### WHAT IS BEING ASKED
Do not repeat pictures. Repeat exactly the lines of the listing below from its first line through the line with "ax.hlines(values[i], pos[i] - width".

### DATA EXCERPT
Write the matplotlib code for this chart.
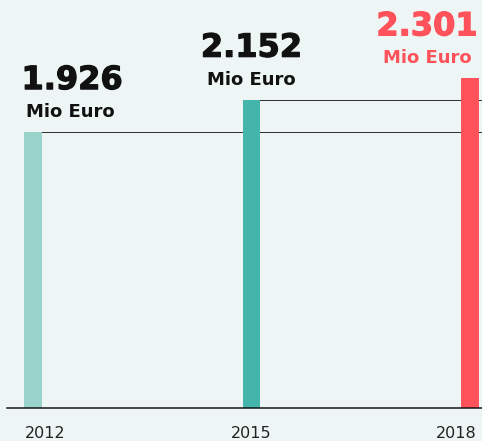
import matplotlib.pyplot as plt
import matplotlib.patheffects as pe

# Data
years = ['2012', '2015', '2018']
values = [1926, 2152, 2301]
value_labels = ['1.926', '2.152', '2.301']
unit = 'Mio Euro'

bar_colors = ['#9AD3CC', '#44B5AB', '#FF525B']
label_colors = ['#111111', '#111111', '#FF525B']
bg = '#EDF6F4'

plt.rcParams['font.family'] = ['DejaVu Sans']

fig = plt.figure(figsize=(482 / 72, 441 / 72), dpi=72, facecolor=bg)
ax = fig.add_axes([0, 0, 1, 1])
ax.set_facecolor(bg)

pos = list(range(len(values)))
width = 0.078
ax.bar(pos, values, width=width, color=bar_colors, zorder=2)

ax.set_xlim(-0.151, 2.055)
ax.set_ylim(-230, 2848)

# reference lines from each earlier bar top to the right edge
for i in range(len(values) - 1):
    ax.hlines(values[i], pos[i] - width / 2, 2.055, color='#333333', lw=1, zorder=1)

# baseline
ax.axhline(0, xmin=0.0145, xmax=1, color='#111111', lw=1.5, zorder=3)

aligns = ['left', 'center', 'right']
anchors = [pos[0] - width / 2, pos[1], pos[2] + width / 2]
num_dx = [-3, 0, -1]
unit_dx = [2, 0, -7]
tick_dx = [0, 0, -2]
for i, v in enumerate(values):
    t = ax.annotate(value_labels[i], (anchors[i], v), xytext=(num_dx[i], 43),
                    textcoords='offset points', ha=aligns[i], va='baseline',
                    fontsize=32, fontweight='bold', color=label_colors[i])
    # thicken the figures a little, the original face is heavier
    t.set_path_effects([pe.withStroke(linewidth=1.2, foreground=label_colors[i])])
    ax.annotate(unit, (anchors[i], v), xytext=(unit_dx[i], 15),
                textcoords='offset points', ha=aligns[i], va='baseline',
                fontsize=18, fontweight='bold', color=label_colors[i])
    ax.annotate(years[i], (anchors[i], 0), xytext=(tick_dx[i], -30),
                textcoords='offset points', ha=aligns[i], va='baseline',
                fontsize=16, color='#222222')

ax.axis('off')
fig.savefig('out.png', dpi=72, facecolor=bg)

### OUTPUT BELOW
Write the matplotlib code for this chart.
import matplotlib.pyplot as plt
import matplotlib.patheffects as pe

# Data
years = ['2012', '2015', '2018']
values = [1926, 2152, 2301]
value_labels = ['1.926', '2.152', '2.301']
unit = 'Mio Euro'

bar_colors = ['#9AD3CC', '#44B5AB', '#FF525B']
label_colors = ['#111111', '#111111', '#FF525B']
bg = '#EDF6F4'

plt.rcParams['font.family'] = ['DejaVu Sans']

fig = plt.figure(figsize=(482 / 72, 441 / 72), dpi=72, facecolor=bg)
ax = fig.add_axes([0, 0, 1, 1])
ax.set_facecolor(bg)

pos = list(range(len(values)))
width = 0.078
ax.bar(pos, values, width=width, color=bar_colors, zorder=2)

ax.set_xlim(-0.151, 2.055)
ax.set_ylim(-230, 2848)

# reference lines from each earlier bar top to the right edge
for i in range(len(values) - 1):
    ax.hlines(values[i], pos[i] - width / 2, 2.055, color='#333333', lw=1, zorder=1)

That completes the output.